= Directions for this task =
Leave out the pictures and print only the lines from the one with "Clone this chart in seaborn and matplotlib." through the one with "import seaborn as sns", exactly as they are.

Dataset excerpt

◇ ◇ ◇ ◇

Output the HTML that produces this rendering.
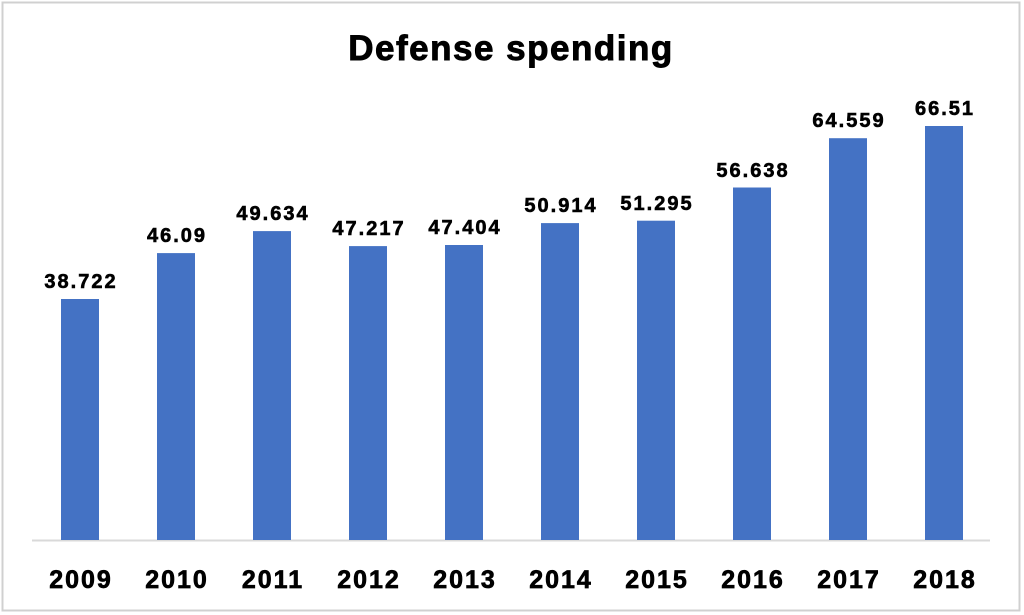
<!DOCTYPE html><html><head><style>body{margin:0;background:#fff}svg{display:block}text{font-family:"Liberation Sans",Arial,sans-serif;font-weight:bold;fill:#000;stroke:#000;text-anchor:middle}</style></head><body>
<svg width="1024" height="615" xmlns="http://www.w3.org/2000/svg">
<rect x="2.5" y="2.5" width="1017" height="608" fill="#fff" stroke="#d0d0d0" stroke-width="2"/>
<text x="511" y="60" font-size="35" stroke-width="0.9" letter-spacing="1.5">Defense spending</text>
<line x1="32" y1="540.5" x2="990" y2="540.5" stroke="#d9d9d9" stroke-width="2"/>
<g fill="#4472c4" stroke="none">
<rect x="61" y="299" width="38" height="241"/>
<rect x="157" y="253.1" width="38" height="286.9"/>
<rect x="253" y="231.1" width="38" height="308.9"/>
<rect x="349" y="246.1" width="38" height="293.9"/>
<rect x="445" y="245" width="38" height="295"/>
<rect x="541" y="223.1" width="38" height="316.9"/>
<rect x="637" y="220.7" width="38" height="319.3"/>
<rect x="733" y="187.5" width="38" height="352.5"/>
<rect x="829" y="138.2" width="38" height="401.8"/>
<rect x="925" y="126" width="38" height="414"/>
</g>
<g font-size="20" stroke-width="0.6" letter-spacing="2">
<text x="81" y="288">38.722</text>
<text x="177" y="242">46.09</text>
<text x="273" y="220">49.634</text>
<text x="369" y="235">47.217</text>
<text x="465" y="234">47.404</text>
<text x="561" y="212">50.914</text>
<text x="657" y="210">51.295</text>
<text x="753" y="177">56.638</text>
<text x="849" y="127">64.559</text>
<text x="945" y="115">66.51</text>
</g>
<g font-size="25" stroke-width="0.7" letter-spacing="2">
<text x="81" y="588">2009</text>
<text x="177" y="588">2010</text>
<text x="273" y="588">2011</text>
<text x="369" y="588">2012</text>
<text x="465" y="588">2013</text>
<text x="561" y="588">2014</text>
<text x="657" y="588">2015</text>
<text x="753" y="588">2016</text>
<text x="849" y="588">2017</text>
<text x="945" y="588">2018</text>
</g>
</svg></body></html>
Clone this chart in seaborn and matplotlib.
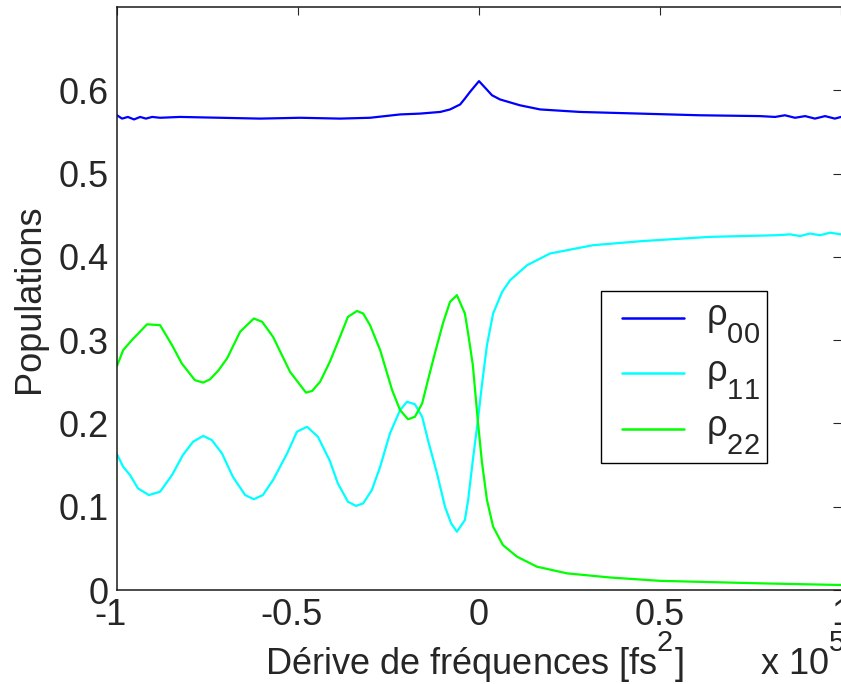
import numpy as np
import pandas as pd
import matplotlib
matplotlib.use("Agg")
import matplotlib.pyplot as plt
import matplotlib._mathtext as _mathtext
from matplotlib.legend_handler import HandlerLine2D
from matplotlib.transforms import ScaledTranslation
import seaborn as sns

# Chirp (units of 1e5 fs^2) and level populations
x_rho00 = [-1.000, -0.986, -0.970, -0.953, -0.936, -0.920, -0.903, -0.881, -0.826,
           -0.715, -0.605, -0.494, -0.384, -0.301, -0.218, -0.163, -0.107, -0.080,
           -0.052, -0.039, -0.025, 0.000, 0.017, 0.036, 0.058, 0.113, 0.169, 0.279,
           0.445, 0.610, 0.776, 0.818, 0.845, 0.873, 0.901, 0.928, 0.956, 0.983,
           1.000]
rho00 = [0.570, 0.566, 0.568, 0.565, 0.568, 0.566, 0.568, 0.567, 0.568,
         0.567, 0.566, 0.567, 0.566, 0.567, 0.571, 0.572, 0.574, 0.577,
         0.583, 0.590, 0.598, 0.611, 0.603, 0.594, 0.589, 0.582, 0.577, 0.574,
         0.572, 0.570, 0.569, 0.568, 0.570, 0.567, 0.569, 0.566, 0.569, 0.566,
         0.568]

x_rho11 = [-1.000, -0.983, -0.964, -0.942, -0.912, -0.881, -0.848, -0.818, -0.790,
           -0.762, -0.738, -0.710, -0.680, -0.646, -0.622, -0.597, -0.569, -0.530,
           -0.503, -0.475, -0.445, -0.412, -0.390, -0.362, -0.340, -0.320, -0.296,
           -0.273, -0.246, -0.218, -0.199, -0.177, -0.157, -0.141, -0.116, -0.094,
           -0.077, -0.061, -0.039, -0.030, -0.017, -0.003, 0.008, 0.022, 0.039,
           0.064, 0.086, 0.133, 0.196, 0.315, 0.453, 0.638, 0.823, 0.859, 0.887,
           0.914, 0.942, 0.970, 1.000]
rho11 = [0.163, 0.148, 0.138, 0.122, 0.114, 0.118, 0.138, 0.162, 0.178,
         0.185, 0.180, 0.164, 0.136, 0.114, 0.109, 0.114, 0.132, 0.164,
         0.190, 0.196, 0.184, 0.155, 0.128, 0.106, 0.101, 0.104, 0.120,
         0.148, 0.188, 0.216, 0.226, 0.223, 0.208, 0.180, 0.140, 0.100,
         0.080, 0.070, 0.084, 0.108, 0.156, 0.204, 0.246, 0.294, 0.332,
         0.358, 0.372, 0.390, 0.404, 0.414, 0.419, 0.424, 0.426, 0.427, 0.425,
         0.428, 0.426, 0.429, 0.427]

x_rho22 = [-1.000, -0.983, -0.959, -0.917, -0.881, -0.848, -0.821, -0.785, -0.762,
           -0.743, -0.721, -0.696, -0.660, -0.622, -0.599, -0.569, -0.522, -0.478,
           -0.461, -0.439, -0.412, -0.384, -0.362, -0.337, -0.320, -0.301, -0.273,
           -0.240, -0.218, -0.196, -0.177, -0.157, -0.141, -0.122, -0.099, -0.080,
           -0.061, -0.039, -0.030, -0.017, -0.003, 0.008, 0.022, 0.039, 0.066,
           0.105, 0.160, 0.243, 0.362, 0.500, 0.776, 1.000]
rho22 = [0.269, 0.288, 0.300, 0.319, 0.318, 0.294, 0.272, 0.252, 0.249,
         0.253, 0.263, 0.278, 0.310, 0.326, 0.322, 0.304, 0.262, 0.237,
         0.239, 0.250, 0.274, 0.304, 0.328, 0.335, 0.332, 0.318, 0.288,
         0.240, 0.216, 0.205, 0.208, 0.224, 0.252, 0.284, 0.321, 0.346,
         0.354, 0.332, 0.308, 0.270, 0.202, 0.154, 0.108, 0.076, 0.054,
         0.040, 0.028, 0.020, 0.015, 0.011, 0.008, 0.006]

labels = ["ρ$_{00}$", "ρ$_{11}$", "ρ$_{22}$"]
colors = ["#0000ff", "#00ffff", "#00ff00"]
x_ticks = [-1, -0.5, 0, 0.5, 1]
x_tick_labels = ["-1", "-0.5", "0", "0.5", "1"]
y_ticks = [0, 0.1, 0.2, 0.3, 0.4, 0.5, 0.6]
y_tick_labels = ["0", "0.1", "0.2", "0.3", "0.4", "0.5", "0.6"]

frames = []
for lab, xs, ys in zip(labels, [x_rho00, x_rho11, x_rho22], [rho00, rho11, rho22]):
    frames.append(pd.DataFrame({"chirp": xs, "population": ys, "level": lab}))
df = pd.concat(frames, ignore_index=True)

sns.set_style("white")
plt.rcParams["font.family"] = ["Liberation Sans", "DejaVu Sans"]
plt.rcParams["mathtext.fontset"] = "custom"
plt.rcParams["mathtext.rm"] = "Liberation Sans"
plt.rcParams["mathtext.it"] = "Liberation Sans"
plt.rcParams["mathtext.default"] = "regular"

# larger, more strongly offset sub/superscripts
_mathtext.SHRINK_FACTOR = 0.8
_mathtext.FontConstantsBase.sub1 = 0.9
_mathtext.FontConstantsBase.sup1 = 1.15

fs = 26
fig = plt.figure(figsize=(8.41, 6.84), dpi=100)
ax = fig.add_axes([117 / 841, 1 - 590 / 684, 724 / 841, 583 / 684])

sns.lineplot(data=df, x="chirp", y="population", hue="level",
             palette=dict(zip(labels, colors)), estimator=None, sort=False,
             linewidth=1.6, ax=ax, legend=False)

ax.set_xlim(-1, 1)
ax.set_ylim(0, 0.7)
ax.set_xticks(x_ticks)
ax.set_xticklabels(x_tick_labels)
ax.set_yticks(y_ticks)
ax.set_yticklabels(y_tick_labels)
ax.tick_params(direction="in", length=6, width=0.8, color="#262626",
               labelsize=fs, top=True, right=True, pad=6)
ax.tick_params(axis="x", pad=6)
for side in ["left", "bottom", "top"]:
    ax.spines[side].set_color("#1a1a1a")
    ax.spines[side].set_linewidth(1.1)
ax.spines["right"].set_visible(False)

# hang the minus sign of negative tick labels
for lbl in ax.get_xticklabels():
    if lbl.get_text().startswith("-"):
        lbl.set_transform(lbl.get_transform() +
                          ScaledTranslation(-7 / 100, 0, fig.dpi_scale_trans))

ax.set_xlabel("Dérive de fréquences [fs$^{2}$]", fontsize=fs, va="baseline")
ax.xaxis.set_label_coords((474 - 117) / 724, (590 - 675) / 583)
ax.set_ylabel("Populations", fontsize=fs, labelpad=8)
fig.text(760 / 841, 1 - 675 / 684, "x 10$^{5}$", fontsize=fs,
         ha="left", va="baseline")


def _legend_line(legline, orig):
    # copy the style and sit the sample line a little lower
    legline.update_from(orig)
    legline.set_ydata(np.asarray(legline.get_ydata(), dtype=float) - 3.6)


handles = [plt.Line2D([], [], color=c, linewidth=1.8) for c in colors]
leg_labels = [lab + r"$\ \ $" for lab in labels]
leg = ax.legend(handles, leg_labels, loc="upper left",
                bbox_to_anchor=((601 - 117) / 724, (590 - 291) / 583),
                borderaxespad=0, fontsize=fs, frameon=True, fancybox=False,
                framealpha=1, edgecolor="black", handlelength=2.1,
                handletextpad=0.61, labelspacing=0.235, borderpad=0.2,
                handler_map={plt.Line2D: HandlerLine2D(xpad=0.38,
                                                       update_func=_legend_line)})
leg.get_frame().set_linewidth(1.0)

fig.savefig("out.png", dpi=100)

◇ ◇ ◇ ◇

= Final answer =
Clone this chart in seaborn and matplotlib.
import numpy as np
import pandas as pd
import matplotlib
matplotlib.use("Agg")
import matplotlib.pyplot as plt
import matplotlib._mathtext as _mathtext
from matplotlib.legend_handler import HandlerLine2D
from matplotlib.transforms import ScaledTranslation
import seaborn as sns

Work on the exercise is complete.